Observation data (J2000 epoch)
- Right ascension: 02^{h} 19.1^{m}
- Declination: +57° 09′
- Distance: 7,460 ly (2,290 pc)
- Apparent magnitude (V): 5.3
- Apparent dimensions (V): 18′

Physical characteristics
- Radius: 33.15 ly^{[citation needed]}
- Estimated age: 14 Ma
- Other designations: Caldwell 14, Cr 24, Mel 13, h Per, h Persei

Associations
- Constellation: Perseus

= NGC 869 =

Open cluster in the constellation Perseus

NGC 869 (also known as h Persei) is an open cluster of stars located around 7,460 light years away in the constellation of Perseus. The cluster is around 14 million years old. It is the west component of the Double Cluster with NGC 884.

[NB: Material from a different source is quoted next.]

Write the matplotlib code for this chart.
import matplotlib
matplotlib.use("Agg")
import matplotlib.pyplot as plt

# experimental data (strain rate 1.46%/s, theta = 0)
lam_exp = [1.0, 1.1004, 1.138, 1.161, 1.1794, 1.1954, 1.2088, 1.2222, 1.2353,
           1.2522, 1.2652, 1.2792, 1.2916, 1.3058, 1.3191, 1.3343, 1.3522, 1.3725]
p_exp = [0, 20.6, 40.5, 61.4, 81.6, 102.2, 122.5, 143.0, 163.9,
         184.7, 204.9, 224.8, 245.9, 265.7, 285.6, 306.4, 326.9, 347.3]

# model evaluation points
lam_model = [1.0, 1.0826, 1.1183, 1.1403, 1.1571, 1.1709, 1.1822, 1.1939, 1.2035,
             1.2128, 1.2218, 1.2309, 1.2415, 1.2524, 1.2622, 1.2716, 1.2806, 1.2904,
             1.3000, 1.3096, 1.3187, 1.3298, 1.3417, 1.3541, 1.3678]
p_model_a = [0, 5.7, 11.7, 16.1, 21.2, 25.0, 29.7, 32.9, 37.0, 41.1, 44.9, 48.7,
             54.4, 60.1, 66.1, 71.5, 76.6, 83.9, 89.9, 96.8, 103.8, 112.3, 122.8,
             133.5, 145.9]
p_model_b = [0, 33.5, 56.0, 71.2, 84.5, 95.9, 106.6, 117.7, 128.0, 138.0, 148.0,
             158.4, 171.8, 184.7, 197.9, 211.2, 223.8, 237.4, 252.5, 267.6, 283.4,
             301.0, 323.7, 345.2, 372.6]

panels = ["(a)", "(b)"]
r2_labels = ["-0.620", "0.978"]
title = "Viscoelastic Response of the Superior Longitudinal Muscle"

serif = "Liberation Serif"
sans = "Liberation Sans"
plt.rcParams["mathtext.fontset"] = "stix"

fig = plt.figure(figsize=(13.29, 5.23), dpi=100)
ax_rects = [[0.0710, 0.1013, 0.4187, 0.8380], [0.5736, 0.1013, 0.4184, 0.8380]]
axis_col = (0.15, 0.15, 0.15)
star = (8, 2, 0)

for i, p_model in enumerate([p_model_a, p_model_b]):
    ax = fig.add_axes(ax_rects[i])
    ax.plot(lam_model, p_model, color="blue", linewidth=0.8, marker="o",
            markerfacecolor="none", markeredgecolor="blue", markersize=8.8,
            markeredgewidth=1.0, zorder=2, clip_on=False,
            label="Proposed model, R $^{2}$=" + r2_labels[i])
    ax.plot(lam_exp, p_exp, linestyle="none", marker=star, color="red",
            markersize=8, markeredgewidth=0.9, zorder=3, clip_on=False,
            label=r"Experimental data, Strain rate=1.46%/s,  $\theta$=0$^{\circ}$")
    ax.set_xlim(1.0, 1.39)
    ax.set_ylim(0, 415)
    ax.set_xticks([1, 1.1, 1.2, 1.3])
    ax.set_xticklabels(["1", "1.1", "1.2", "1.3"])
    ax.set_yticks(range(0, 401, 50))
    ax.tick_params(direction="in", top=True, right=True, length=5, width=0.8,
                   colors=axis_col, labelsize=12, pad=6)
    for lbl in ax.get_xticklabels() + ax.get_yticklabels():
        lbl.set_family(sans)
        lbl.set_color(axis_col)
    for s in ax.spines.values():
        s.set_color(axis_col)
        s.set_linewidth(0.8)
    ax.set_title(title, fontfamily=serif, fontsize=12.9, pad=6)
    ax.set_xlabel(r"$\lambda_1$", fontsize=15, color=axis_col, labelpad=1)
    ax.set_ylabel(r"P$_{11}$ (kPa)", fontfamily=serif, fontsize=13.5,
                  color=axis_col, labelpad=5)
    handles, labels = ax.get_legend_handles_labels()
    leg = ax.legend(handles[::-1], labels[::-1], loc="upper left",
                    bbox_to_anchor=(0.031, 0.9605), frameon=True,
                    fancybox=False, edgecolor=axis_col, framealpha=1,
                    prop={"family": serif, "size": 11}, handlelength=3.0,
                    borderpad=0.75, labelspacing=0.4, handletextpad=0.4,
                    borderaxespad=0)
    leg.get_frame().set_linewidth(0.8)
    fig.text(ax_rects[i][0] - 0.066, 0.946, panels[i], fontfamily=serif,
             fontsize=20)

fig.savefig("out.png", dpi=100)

NGC 869 and 884 are often designated h and χ (chi) Persei, respectively. Some confusion surrounds what Bayer intended by these designations. It is sometimes claimed that Bayer did not resolve the pair into two patches of nebulosity, and that χ refers to the Double Cluster and h to a nearby star. Bayer's Uranometria chart for Perseus does not show them as nebulous objects, but his chart for Cassiopeia does, and they are described as Nebulosa Duplex in Schiller's Coelum Stellatum Christianum, which was assembled with Bayer's help. The clusters are both located in the Perseus OB1 association, a few hundred light years apart from each other. The clusters were first recorded by Hipparchus, thus have been known since antiquity.

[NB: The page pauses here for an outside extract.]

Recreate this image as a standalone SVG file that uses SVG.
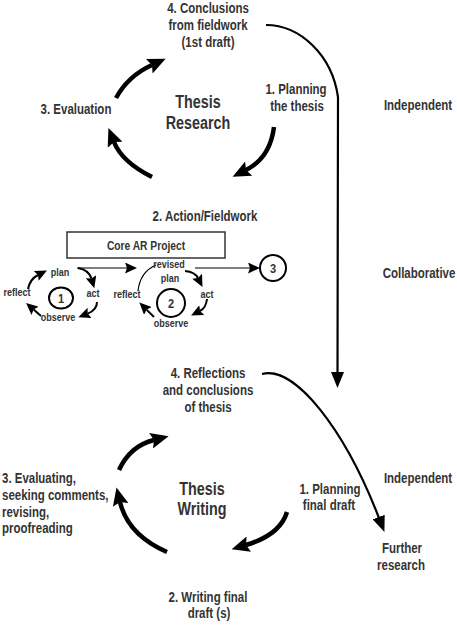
<svg xmlns="http://www.w3.org/2000/svg" width="457" height="630" viewBox="0 0 457 630">
<style>
text{font-family:"Liberation Sans",Arial,sans-serif;font-weight:bold;fill:#333;text-anchor:middle}
.m{font-size:14px}
.b{font-size:17.5px}
.s{font-size:11px}
.l{text-anchor:start}
.thick{fill:none;stroke:#000;stroke-width:4.5}
.conn{fill:none;stroke:#000;stroke-width:2.2}
.thin{fill:none;stroke:#000;stroke-width:2}
.hair{fill:none;stroke:#000;stroke-width:1.2}
.ring{fill:#fff;stroke:#000;stroke-width:2}
</style>
<defs>
<marker id="big" markerUnits="userSpaceOnUse" viewBox="0 0 18 16" markerWidth="18" markerHeight="16" refX="3" refY="8" orient="auto"><path d="M0,0 L18,8 L0,16 L3,8 z" fill="#000"/></marker>
<marker id="cn" markerUnits="userSpaceOnUse" viewBox="0 0 16 13" markerWidth="16" markerHeight="13" refX="1" refY="6.5" orient="auto"><path d="M0,0 L16,6.5 L0,13 z" fill="#000"/></marker>
<marker id="sm" markerUnits="userSpaceOnUse" viewBox="0 0 12 11" markerWidth="12" markerHeight="11" refX="2" refY="5.5" orient="auto"><path d="M0,0 L12,5.5 L0,11 L2,5.5 z" fill="#000"/></marker>
</defs>
<g id="connectors">
<path class="thick" d="M116,98 Q128,76 152,65" marker-end="url(#big)"/>
<path class="thick" d="M152,177 Q122,162 114,142" marker-end="url(#big)"/>
<path class="thick" d="M274,127 Q270,158 246,170" marker-end="url(#big)"/>
<path class="thick" d="M119,470 Q130,446 154,440" marker-end="url(#big)"/>
<path class="thick" d="M167,552 Q128,535 120,502" marker-end="url(#big)"/>
<path class="thick" d="M287,512 Q280,535 246,545" marker-end="url(#big)"/>
<path class="conn" d="M266,25 C300,25 332,55 338,97 L337.5,373" marker-end="url(#cn)"/>
<path class="conn" d="M262,374 C295,365 345,430 379,518" marker-end="url(#cn)"/>
<path class="hair" d="M77,268 L127,268" marker-end="url(#sm)"/>
<path class="hair" d="M195,268 L250,268" marker-end="url(#sm)"/>
<path class="thin" d="M78,268 Q89,270 91.5,278.6" marker-end="url(#sm)"/>
<path class="thin" d="M97,302 Q97,310 87.7,313.6" marker-end="url(#sm)"/>
<path class="thin" d="M41,316 L33.6,309.5" marker-end="url(#sm)"/>
<path class="thin" d="M28,289 Q30,279 38,275" marker-end="url(#sm)"/>
<path class="thin" d="M185,271 Q195,272 198,278" marker-end="url(#sm)"/>
<path class="thin" d="M207,299 Q206,308 200,311" marker-end="url(#sm)"/>
<path class="thin" d="M154,317 L146.5,309.6" marker-end="url(#sm)"/>
<path class="hair" d="M138,291 Q140,272 156,265"/>
</g>
<g id="n-conclusions"><text class="m" transform="translate(208,13) scale(.82,1)">4. Conclusions</text><text class="m" transform="translate(208,30) scale(.82,1)">from fieldwork</text><text class="m" transform="translate(208,47) scale(.82,1)">(1st draft)</text></g>
<g id="n-planning-thesis"><text class="m" transform="translate(296,94) scale(.82,1)">1. Planning</text><text class="m" transform="translate(297,111) scale(.82,1)">the thesis</text></g>
<g id="n-independent1"><text class="m" transform="translate(418,110) scale(.82,1)">Independent</text></g>
<g id="n-evaluation"><text class="m" transform="translate(76,114) scale(.82,1)">3. Evaluation</text></g>
<g id="n-thesis-research"><text class="b" transform="translate(198,108) scale(.82,1)">Thesis</text><text class="b" transform="translate(198,129) scale(.82,1)">Research</text></g>
<g id="n-action"><text class="m" transform="translate(205,221) scale(.82,1)">2. Action/Fieldwork</text></g>
<g id="n-core"><rect x="67" y="232" width="158" height="26" fill="#fff" stroke="#333" stroke-width="1.5"/><text transform="translate(146,250) scale(.82,1)" style="font-size:12.5px">Core AR Project</text></g>
<g id="n-collab"><text class="m" transform="translate(419,278) scale(.82,1)">Collaborative</text></g>
<g id="n-cycle1">
<text class="s" transform="translate(60,276) scale(.82,1)">plan</text><text class="s" transform="translate(93,297) scale(.82,1)">act</text><text class="s" transform="translate(58,321) scale(.82,1)">observe</text><text class="s" transform="translate(17,296) scale(.82,1)">reflect</text>
<ellipse class="ring" cx="61" cy="298" rx="12" ry="10.5"/><text transform="translate(61,303) scale(.85,1)" style="font-size:13px">1</text>
</g>
<g id="n-cycle2">
<text class="s" transform="translate(169,268) scale(.82,1)">revised</text><text class="s" transform="translate(170,282) scale(.82,1)">plan</text><text class="s" transform="translate(207,298) scale(.82,1)">act</text><text class="s" transform="translate(171,327) scale(.82,1)">observe</text><text class="s" transform="translate(127,298) scale(.82,1)">reflect</text>
<circle class="ring" cx="171" cy="303" r="14"/><text transform="translate(171,308) scale(.85,1)" style="font-size:13px">2</text>
</g>
<g id="n-3"><circle class="ring" cx="273" cy="268" r="13"/><text transform="translate(273,273) scale(.85,1)" style="font-size:13px">3</text></g>
<g id="n-reflections"><text class="m" transform="translate(208,378) scale(.82,1)">4. Reflections</text><text class="m" transform="translate(208,395) scale(.82,1)">and conclusions</text><text class="m" transform="translate(208,412) scale(.82,1)">of thesis</text></g>
<g id="n-independent2"><text class="m" transform="translate(418,483) scale(.82,1)">Independent</text></g>
<g id="n-planning-final"><text class="m" transform="translate(330,494) scale(.82,1)">1. Planning</text><text class="m" transform="translate(329,510) scale(.82,1)">final draft</text></g>
<g id="n-further"><text class="m" transform="translate(402,553) scale(.82,1)">Further</text><text class="m" transform="translate(401,570) scale(.82,1)">research</text></g>
<g id="n-thesis-writing"><text class="b" transform="translate(202,495) scale(.82,1)">Thesis</text><text class="b" transform="translate(202,515) scale(.82,1)">Writing</text></g>
<g id="n-evaluating"><text class="m l" transform="translate(2,483) scale(.82,1)">3. Evaluating,</text><text class="m l" transform="translate(2,500) scale(.82,1)">seeking comments,</text><text class="m l" transform="translate(2,517) scale(.82,1)">revising,</text><text class="m l" transform="translate(2,533) scale(.82,1)">proofreading</text></g>
<g id="n-writing"><text class="m" transform="translate(208,602) scale(.82,1)">2. Writing final</text><text class="m" transform="translate(209,618) scale(.82,1)">draft (s)</text></g>
</svg>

The Double Cluster is often photographed and observed with small telescopes. The clusters are visible with the unaided eye between the constellations of Perseus and Cassiopeia as a brighter patch in the winter Milky Way. In small telescopes, the cluster appears as an assemblage of bright stars located in a rich star field. Dominated by bright blue stars, the cluster also hosts a few orange stars.